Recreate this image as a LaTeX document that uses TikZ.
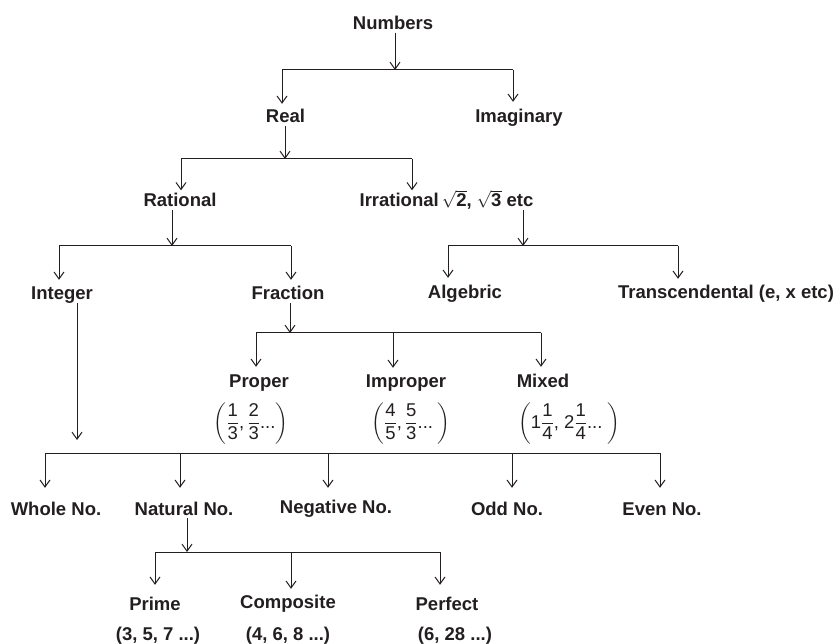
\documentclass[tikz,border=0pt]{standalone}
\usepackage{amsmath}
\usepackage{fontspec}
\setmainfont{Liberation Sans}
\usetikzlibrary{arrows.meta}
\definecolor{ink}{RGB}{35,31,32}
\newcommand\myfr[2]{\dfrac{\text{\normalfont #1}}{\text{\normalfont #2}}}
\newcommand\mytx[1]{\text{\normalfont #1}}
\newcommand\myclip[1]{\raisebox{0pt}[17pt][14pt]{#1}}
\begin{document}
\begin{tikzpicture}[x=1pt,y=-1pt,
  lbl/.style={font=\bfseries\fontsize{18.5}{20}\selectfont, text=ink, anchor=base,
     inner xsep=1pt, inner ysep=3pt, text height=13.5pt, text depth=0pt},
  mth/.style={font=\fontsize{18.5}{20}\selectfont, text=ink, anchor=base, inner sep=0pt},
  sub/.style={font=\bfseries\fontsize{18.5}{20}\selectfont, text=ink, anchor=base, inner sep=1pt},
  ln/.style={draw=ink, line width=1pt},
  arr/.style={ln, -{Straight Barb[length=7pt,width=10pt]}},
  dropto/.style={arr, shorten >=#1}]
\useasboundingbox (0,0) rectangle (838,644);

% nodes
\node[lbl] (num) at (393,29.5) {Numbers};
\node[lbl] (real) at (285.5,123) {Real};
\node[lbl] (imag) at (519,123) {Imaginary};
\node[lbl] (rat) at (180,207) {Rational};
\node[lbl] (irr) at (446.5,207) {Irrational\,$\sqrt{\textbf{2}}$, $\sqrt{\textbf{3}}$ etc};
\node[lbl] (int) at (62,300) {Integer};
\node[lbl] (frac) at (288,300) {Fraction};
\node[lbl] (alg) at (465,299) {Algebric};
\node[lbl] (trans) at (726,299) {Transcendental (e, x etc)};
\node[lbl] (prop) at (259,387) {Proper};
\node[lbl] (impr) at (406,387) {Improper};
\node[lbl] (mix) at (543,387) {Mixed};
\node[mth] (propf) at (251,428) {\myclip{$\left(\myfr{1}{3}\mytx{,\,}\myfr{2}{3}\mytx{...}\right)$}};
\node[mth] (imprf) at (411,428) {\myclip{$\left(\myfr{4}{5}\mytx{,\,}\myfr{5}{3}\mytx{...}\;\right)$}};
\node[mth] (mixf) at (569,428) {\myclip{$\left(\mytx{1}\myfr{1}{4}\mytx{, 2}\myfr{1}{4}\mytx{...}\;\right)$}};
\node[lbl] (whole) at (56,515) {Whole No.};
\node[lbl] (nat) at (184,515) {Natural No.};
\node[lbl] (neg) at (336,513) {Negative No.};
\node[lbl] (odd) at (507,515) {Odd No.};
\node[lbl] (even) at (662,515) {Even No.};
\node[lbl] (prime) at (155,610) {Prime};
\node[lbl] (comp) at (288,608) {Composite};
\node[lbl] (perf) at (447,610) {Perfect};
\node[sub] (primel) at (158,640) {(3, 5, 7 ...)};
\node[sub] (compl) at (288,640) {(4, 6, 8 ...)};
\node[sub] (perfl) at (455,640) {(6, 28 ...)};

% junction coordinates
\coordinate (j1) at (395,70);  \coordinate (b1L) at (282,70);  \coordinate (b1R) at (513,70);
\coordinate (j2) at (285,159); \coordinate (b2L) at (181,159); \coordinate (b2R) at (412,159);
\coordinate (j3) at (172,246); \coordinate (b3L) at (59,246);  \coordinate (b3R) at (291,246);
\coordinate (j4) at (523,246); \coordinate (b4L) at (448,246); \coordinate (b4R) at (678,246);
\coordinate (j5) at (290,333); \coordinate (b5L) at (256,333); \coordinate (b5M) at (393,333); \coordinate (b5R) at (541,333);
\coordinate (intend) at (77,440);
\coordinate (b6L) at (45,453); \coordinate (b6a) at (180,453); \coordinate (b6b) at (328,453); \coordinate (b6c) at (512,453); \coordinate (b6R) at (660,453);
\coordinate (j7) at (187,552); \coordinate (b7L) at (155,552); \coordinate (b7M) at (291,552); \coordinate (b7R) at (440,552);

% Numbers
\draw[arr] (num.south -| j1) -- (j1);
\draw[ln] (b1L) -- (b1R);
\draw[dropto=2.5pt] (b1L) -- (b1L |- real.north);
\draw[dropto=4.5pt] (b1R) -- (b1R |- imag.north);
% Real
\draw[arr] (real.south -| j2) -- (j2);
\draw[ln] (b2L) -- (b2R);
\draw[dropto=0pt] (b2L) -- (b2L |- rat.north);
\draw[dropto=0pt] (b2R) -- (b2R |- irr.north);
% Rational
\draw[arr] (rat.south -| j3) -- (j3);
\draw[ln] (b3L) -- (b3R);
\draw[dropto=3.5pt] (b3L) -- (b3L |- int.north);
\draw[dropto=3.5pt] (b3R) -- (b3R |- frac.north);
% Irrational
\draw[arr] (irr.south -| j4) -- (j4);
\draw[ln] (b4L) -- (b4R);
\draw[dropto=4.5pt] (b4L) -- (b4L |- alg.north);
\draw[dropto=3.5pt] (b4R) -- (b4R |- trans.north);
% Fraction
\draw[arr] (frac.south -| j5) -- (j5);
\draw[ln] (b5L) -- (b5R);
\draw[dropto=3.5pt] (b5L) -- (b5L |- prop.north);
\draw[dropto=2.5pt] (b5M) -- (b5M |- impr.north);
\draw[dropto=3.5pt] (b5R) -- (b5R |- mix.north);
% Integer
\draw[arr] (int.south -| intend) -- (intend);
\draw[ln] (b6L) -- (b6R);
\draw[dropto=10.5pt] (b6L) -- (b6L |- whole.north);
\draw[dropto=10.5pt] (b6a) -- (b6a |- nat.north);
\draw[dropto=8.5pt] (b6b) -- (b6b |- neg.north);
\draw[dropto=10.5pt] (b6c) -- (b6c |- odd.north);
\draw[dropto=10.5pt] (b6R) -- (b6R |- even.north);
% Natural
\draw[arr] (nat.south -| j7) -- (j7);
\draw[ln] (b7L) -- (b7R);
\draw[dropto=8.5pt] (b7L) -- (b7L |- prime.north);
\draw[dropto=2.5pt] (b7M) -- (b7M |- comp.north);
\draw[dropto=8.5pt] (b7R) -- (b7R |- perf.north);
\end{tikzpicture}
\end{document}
_____
● **Exercise**
Retype the whole listing exactly and leave the pictures out.

● **Result for this exercise**
Recreate this image as a LaTeX document that uses TikZ.
\documentclass[tikz,border=0pt]{standalone}
\usepackage{amsmath}
\usepackage{fontspec}
\setmainfont{Liberation Sans}
\usetikzlibrary{arrows.meta}
\definecolor{ink}{RGB}{35,31,32}
\newcommand\myfr[2]{\dfrac{\text{\normalfont #1}}{\text{\normalfont #2}}}
\newcommand\mytx[1]{\text{\normalfont #1}}
\newcommand\myclip[1]{\raisebox{0pt}[17pt][14pt]{#1}}
\begin{document}
\begin{tikzpicture}[x=1pt,y=-1pt,
  lbl/.style={font=\bfseries\fontsize{18.5}{20}\selectfont, text=ink, anchor=base,
     inner xsep=1pt, inner ysep=3pt, text height=13.5pt, text depth=0pt},
  mth/.style={font=\fontsize{18.5}{20}\selectfont, text=ink, anchor=base, inner sep=0pt},
  sub/.style={font=\bfseries\fontsize{18.5}{20}\selectfont, text=ink, anchor=base, inner sep=1pt},
  ln/.style={draw=ink, line width=1pt},
  arr/.style={ln, -{Straight Barb[length=7pt,width=10pt]}},
  dropto/.style={arr, shorten >=#1}]
\useasboundingbox (0,0) rectangle (838,644);

% nodes
\node[lbl] (num) at (393,29.5) {Numbers};
\node[lbl] (real) at (285.5,123) {Real};
\node[lbl] (imag) at (519,123) {Imaginary};
\node[lbl] (rat) at (180,207) {Rational};
\node[lbl] (irr) at (446.5,207) {Irrational\,$\sqrt{\textbf{2}}$, $\sqrt{\textbf{3}}$ etc};
\node[lbl] (int) at (62,300) {Integer};
\node[lbl] (frac) at (288,300) {Fraction};
\node[lbl] (alg) at (465,299) {Algebric};
\node[lbl] (trans) at (726,299) {Transcendental (e, x etc)};
\node[lbl] (prop) at (259,387) {Proper};
\node[lbl] (impr) at (406,387) {Improper};
\node[lbl] (mix) at (543,387) {Mixed};
\node[mth] (propf) at (251,428) {\myclip{$\left(\myfr{1}{3}\mytx{,\,}\myfr{2}{3}\mytx{...}\right)$}};
\node[mth] (imprf) at (411,428) {\myclip{$\left(\myfr{4}{5}\mytx{,\,}\myfr{5}{3}\mytx{...}\;\right)$}};
\node[mth] (mixf) at (569,428) {\myclip{$\left(\mytx{1}\myfr{1}{4}\mytx{, 2}\myfr{1}{4}\mytx{...}\;\right)$}};
\node[lbl] (whole) at (56,515) {Whole No.};
\node[lbl] (nat) at (184,515) {Natural No.};
\node[lbl] (neg) at (336,513) {Negative No.};
\node[lbl] (odd) at (507,515) {Odd No.};
\node[lbl] (even) at (662,515) {Even No.};
\node[lbl] (prime) at (155,610) {Prime};
\node[lbl] (comp) at (288,608) {Composite};
\node[lbl] (perf) at (447,610) {Perfect};
\node[sub] (primel) at (158,640) {(3, 5, 7 ...)};
\node[sub] (compl) at (288,640) {(4, 6, 8 ...)};
\node[sub] (perfl) at (455,640) {(6, 28 ...)};

% junction coordinates
\coordinate (j1) at (395,70);  \coordinate (b1L) at (282,70);  \coordinate (b1R) at (513,70);
\coordinate (j2) at (285,159); \coordinate (b2L) at (181,159); \coordinate (b2R) at (412,159);
\coordinate (j3) at (172,246); \coordinate (b3L) at (59,246);  \coordinate (b3R) at (291,246);
\coordinate (j4) at (523,246); \coordinate (b4L) at (448,246); \coordinate (b4R) at (678,246);
\coordinate (j5) at (290,333); \coordinate (b5L) at (256,333); \coordinate (b5M) at (393,333); \coordinate (b5R) at (541,333);
\coordinate (intend) at (77,440);
\coordinate (b6L) at (45,453); \coordinate (b6a) at (180,453); \coordinate (b6b) at (328,453); \coordinate (b6c) at (512,453); \coordinate (b6R) at (660,453);
\coordinate (j7) at (187,552); \coordinate (b7L) at (155,552); \coordinate (b7M) at (291,552); \coordinate (b7R) at (440,552);

% Numbers
\draw[arr] (num.south -| j1) -- (j1);
\draw[ln] (b1L) -- (b1R);
\draw[dropto=2.5pt] (b1L) -- (b1L |- real.north);
\draw[dropto=4.5pt] (b1R) -- (b1R |- imag.north);
% Real
\draw[arr] (real.south -| j2) -- (j2);
\draw[ln] (b2L) -- (b2R);
\draw[dropto=0pt] (b2L) -- (b2L |- rat.north);
\draw[dropto=0pt] (b2R) -- (b2R |- irr.north);
% Rational
\draw[arr] (rat.south -| j3) -- (j3);
\draw[ln] (b3L) -- (b3R);
\draw[dropto=3.5pt] (b3L) -- (b3L |- int.north);
\draw[dropto=3.5pt] (b3R) -- (b3R |- frac.north);
% Irrational
\draw[arr] (irr.south -| j4) -- (j4);
\draw[ln] (b4L) -- (b4R);
\draw[dropto=4.5pt] (b4L) -- (b4L |- alg.north);
\draw[dropto=3.5pt] (b4R) -- (b4R |- trans.north);
% Fraction
\draw[arr] (frac.south -| j5) -- (j5);
\draw[ln] (b5L) -- (b5R);
\draw[dropto=3.5pt] (b5L) -- (b5L |- prop.north);
\draw[dropto=2.5pt] (b5M) -- (b5M |- impr.north);
\draw[dropto=3.5pt] (b5R) -- (b5R |- mix.north);
% Integer
\draw[arr] (int.south -| intend) -- (intend);
\draw[ln] (b6L) -- (b6R);
\draw[dropto=10.5pt] (b6L) -- (b6L |- whole.north);
\draw[dropto=10.5pt] (b6a) -- (b6a |- nat.north);
\draw[dropto=8.5pt] (b6b) -- (b6b |- neg.north);
\draw[dropto=10.5pt] (b6c) -- (b6c |- odd.north);
\draw[dropto=10.5pt] (b6R) -- (b6R |- even.north);
% Natural
\draw[arr] (nat.south -| j7) -- (j7);
\draw[ln] (b7L) -- (b7R);
\draw[dropto=8.5pt] (b7L) -- (b7L |- prime.north);
\draw[dropto=2.5pt] (b7M) -- (b7M |- comp.north);
\draw[dropto=8.5pt] (b7R) -- (b7R |- perf.north);
\end{tikzpicture}
\end{document}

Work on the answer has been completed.